From the entries provided below, copy each line that contains the word "this".

------ PROVIDED INFORMATION

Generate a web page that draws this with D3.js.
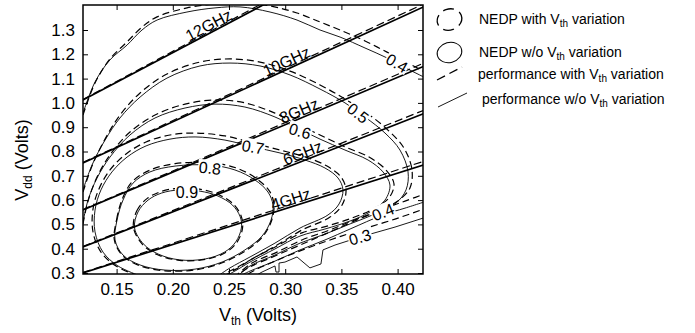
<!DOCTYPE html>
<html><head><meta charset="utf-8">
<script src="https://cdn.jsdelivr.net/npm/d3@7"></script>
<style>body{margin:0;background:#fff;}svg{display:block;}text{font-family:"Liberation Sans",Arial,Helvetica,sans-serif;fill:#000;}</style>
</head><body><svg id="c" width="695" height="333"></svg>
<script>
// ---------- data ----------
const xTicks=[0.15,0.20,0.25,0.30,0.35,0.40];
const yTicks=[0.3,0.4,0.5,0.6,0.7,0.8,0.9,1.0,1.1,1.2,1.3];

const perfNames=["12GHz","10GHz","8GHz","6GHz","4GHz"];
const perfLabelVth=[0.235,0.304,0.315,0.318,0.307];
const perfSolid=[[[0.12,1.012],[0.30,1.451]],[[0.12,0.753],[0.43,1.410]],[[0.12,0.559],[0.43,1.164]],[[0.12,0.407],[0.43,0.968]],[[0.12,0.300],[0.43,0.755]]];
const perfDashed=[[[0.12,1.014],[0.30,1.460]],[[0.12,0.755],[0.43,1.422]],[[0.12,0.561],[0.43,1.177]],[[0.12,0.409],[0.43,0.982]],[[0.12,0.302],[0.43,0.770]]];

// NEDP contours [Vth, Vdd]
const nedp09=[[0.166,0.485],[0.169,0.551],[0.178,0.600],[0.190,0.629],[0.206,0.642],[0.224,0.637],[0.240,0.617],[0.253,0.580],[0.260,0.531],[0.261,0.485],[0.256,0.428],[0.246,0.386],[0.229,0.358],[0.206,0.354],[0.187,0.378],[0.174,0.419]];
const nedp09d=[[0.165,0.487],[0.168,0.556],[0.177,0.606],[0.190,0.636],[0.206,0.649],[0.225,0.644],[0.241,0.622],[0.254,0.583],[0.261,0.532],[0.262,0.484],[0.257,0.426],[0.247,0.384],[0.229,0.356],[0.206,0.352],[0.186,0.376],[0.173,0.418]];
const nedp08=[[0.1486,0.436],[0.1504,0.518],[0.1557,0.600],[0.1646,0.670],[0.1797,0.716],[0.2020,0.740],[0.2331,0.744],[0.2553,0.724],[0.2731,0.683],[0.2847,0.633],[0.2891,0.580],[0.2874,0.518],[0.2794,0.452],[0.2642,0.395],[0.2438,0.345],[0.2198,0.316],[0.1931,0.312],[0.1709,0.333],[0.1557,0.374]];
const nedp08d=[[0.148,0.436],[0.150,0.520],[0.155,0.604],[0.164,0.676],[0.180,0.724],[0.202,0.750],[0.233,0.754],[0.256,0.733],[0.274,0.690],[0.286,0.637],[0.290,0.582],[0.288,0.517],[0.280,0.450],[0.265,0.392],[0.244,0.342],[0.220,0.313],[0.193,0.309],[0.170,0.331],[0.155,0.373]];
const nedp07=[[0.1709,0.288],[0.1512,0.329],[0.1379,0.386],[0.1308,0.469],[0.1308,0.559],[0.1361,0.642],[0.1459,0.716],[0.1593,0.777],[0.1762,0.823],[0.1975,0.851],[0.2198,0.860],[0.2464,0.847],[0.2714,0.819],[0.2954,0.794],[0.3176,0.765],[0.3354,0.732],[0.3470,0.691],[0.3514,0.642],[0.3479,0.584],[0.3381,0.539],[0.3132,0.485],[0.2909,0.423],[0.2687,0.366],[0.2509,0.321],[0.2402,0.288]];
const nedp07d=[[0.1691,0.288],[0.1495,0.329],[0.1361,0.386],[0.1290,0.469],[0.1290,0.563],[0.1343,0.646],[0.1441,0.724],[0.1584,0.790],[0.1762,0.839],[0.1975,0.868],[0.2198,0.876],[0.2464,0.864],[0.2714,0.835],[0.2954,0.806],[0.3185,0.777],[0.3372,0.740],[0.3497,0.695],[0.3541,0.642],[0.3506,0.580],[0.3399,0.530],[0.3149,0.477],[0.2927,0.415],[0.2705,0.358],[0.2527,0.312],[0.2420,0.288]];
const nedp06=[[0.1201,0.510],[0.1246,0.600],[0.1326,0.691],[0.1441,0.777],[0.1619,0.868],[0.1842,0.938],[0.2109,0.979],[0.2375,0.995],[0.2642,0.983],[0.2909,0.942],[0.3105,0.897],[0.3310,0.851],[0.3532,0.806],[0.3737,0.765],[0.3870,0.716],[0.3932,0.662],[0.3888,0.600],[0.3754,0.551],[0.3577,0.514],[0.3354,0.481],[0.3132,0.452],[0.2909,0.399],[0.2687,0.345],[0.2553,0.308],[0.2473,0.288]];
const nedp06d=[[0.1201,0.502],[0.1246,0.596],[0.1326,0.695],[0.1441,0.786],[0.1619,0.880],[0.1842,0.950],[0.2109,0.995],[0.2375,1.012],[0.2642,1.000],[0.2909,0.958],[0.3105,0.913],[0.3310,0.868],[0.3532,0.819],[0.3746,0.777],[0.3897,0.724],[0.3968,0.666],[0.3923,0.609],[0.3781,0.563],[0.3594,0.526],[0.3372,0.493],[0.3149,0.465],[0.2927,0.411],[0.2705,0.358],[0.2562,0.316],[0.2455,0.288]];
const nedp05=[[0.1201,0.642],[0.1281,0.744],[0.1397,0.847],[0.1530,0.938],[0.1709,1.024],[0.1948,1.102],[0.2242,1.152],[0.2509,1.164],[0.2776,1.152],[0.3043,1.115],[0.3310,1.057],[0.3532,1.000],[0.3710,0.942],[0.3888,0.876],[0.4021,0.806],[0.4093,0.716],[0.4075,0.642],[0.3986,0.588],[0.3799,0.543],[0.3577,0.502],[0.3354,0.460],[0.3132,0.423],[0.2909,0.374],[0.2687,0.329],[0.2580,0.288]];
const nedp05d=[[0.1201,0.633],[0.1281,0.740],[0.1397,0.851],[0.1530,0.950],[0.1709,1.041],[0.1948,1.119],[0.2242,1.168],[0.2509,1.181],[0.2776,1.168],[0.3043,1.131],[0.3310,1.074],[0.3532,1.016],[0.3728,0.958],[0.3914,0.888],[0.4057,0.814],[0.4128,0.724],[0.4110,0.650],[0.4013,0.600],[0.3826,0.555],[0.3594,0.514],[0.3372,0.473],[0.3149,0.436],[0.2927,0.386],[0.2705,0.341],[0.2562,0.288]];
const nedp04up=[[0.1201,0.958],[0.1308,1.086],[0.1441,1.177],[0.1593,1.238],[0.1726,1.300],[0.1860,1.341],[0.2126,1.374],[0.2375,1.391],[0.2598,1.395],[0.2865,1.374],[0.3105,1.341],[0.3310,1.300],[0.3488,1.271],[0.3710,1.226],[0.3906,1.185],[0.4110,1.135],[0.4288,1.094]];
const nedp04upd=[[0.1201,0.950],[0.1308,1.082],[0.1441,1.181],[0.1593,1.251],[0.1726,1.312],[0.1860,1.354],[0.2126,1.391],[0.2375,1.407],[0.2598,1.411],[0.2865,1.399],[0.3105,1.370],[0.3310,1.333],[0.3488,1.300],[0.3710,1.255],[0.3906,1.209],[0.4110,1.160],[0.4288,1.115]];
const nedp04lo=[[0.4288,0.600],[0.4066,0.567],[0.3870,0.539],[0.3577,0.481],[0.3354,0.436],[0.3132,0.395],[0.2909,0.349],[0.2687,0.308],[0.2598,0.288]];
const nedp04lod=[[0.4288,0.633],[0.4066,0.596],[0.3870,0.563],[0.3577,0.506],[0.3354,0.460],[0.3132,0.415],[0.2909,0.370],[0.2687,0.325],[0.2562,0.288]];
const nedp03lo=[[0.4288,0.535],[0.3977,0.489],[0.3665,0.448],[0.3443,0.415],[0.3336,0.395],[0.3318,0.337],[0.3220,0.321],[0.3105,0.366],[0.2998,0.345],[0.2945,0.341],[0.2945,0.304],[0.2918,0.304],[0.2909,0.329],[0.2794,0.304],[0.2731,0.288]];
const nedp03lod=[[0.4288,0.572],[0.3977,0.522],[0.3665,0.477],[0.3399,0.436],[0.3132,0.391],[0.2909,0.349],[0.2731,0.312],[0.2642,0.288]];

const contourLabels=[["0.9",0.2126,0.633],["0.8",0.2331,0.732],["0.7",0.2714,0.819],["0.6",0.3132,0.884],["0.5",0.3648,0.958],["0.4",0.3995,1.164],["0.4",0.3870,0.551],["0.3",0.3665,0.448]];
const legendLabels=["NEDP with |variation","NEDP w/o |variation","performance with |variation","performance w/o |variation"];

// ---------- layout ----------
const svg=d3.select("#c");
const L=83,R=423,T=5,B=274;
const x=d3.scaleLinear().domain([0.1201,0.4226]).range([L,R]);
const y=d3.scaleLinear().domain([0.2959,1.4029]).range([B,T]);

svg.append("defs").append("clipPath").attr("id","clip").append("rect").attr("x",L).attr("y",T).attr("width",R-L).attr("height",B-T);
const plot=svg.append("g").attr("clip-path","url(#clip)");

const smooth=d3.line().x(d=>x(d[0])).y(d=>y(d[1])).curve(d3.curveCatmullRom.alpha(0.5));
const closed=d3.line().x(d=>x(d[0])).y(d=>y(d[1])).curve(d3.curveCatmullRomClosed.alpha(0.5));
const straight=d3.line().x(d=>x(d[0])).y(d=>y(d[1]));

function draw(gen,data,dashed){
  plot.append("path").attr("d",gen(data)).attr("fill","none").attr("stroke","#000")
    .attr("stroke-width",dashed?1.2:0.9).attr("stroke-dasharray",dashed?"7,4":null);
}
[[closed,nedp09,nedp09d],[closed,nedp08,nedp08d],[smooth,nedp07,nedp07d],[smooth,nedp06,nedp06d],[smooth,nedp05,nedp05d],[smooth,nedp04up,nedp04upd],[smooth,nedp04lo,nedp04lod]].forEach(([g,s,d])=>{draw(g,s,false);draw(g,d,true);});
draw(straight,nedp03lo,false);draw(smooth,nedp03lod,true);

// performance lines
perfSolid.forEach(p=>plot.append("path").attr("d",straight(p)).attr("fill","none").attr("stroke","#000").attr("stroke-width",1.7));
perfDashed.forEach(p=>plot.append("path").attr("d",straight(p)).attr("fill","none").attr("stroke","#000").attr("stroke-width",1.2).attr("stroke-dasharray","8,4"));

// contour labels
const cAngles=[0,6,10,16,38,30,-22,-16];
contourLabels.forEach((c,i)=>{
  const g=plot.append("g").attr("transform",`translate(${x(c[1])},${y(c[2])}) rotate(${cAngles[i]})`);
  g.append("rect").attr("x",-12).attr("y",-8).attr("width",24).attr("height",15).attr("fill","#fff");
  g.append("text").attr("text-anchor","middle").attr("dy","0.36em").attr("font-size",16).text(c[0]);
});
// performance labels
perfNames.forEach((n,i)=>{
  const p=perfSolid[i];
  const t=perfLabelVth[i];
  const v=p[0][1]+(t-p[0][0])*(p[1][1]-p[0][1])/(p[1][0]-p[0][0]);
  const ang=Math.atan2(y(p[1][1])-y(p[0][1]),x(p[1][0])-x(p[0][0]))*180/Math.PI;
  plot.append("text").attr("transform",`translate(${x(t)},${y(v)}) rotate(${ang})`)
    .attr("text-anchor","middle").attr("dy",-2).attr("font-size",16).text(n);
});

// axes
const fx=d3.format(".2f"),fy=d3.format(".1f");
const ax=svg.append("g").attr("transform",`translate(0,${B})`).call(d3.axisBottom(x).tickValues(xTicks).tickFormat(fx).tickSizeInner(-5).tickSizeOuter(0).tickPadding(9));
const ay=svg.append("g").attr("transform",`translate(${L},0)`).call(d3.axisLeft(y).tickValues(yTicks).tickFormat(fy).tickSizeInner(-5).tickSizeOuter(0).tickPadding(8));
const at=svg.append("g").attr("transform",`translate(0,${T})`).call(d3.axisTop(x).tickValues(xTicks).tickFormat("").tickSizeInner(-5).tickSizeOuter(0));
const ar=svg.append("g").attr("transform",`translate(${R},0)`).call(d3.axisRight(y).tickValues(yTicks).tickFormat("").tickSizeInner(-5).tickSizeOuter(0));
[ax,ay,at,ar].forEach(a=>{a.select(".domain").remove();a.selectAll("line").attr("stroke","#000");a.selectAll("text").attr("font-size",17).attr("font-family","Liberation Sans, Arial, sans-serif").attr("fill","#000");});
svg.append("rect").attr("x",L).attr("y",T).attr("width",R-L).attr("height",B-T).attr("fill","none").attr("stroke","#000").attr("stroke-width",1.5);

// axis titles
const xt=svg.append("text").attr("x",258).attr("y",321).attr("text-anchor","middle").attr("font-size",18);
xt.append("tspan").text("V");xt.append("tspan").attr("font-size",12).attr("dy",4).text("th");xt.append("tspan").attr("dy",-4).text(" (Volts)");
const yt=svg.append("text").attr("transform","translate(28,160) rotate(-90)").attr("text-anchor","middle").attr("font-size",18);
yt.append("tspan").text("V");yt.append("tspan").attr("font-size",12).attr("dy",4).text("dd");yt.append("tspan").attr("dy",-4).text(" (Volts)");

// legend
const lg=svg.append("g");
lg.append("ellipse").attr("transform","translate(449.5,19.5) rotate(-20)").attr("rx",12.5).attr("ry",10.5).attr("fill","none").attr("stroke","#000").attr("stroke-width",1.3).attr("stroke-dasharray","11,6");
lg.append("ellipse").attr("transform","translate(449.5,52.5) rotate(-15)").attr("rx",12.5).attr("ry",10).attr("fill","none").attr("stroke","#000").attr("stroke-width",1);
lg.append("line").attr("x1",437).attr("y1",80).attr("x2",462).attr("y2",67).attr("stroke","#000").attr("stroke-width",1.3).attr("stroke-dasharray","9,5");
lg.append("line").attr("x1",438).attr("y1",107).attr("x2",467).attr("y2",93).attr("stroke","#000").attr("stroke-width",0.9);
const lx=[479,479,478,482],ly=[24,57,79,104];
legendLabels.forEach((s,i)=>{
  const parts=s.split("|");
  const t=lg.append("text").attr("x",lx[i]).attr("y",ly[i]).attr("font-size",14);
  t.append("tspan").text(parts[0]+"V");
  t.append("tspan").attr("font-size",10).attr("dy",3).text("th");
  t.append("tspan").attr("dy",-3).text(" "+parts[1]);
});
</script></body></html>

------------
------ PROVIDED INFORMATION

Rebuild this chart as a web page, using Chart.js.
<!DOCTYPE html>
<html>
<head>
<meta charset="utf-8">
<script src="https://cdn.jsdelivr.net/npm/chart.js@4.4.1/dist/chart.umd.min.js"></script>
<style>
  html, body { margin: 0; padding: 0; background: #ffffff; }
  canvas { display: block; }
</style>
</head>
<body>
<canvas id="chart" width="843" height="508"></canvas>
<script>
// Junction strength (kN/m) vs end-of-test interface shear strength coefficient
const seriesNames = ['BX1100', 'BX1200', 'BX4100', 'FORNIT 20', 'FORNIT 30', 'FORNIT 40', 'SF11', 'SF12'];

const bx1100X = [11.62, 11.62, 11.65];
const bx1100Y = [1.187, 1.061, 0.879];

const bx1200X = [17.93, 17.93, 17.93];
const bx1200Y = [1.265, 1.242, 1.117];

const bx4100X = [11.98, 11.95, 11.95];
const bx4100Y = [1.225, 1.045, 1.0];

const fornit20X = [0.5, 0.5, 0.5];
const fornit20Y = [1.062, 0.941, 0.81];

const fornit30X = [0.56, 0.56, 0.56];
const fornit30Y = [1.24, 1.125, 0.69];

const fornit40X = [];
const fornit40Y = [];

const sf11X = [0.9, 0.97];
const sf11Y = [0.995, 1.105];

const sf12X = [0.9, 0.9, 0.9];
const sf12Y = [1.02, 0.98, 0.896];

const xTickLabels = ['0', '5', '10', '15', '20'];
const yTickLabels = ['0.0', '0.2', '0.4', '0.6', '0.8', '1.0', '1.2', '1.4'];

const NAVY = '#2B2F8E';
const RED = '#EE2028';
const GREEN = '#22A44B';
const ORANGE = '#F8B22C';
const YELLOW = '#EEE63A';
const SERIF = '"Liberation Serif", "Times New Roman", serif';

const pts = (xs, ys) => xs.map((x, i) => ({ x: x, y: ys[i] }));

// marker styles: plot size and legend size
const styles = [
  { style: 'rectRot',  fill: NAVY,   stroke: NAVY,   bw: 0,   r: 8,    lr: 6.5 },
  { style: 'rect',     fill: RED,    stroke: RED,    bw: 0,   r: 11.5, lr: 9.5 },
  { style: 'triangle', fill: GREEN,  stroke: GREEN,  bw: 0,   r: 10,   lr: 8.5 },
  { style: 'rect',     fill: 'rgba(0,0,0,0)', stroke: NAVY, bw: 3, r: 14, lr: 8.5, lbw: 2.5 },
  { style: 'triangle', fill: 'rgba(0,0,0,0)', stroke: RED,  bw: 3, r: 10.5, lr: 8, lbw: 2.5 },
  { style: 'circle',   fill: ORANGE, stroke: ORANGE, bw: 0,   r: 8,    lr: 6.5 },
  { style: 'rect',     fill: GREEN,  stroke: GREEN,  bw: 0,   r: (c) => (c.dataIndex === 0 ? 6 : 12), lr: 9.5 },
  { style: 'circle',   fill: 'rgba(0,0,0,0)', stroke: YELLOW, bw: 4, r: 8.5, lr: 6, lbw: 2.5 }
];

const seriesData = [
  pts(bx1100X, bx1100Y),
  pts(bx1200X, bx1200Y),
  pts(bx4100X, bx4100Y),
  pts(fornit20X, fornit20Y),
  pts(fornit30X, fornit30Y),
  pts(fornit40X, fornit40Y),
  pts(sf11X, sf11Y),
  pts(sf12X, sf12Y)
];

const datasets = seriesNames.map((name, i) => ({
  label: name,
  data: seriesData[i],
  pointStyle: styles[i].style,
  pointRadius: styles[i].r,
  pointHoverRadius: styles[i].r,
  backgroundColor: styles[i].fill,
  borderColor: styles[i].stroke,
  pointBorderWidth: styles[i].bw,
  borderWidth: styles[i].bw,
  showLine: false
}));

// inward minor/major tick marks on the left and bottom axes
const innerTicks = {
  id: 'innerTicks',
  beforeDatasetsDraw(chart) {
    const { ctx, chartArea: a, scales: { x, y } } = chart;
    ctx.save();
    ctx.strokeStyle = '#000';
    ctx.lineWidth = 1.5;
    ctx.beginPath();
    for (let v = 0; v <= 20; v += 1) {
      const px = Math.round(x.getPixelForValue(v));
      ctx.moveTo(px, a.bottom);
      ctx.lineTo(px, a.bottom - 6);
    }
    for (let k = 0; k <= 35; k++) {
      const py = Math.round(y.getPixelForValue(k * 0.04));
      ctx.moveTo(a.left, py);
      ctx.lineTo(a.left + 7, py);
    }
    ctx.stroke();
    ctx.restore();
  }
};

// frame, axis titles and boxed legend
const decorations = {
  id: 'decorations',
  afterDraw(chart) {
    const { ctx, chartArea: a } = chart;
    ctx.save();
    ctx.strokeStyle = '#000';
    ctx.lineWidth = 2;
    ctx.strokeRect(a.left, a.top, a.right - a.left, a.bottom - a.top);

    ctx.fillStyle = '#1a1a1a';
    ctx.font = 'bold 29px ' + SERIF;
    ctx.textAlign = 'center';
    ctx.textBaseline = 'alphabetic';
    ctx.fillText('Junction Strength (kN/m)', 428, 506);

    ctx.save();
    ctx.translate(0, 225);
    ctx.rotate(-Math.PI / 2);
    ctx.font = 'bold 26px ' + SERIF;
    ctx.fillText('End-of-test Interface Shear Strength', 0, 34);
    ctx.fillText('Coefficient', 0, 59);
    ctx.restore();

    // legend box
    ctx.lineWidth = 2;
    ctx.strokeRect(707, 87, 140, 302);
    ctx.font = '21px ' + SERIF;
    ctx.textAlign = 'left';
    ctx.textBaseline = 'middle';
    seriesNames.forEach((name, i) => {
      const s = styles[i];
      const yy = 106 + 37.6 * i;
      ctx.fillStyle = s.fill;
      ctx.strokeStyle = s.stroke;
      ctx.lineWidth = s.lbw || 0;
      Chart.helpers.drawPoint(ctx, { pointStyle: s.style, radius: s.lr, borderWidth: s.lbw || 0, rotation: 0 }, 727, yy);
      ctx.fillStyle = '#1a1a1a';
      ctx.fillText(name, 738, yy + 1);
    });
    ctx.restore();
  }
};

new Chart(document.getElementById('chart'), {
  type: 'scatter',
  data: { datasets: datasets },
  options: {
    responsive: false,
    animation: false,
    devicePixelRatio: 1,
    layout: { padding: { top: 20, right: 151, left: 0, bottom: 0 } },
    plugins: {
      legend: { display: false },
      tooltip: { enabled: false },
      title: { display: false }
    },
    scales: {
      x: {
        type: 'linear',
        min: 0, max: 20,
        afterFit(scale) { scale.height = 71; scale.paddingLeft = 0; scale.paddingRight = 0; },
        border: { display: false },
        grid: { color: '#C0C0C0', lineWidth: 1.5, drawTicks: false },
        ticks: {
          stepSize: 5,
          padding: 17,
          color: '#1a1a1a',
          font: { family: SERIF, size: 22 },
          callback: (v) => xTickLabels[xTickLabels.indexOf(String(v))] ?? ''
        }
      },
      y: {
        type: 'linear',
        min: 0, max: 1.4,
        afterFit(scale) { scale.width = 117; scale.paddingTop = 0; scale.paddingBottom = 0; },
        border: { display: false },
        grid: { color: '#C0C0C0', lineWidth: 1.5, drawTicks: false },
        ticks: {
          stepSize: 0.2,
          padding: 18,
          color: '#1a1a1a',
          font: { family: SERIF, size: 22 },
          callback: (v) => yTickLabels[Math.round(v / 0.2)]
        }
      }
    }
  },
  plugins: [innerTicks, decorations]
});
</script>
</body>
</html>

------------

_THE RESULT_.
Generate a web page that draws this with D3.js.
Rebuild this chart as a web page, using Chart.js.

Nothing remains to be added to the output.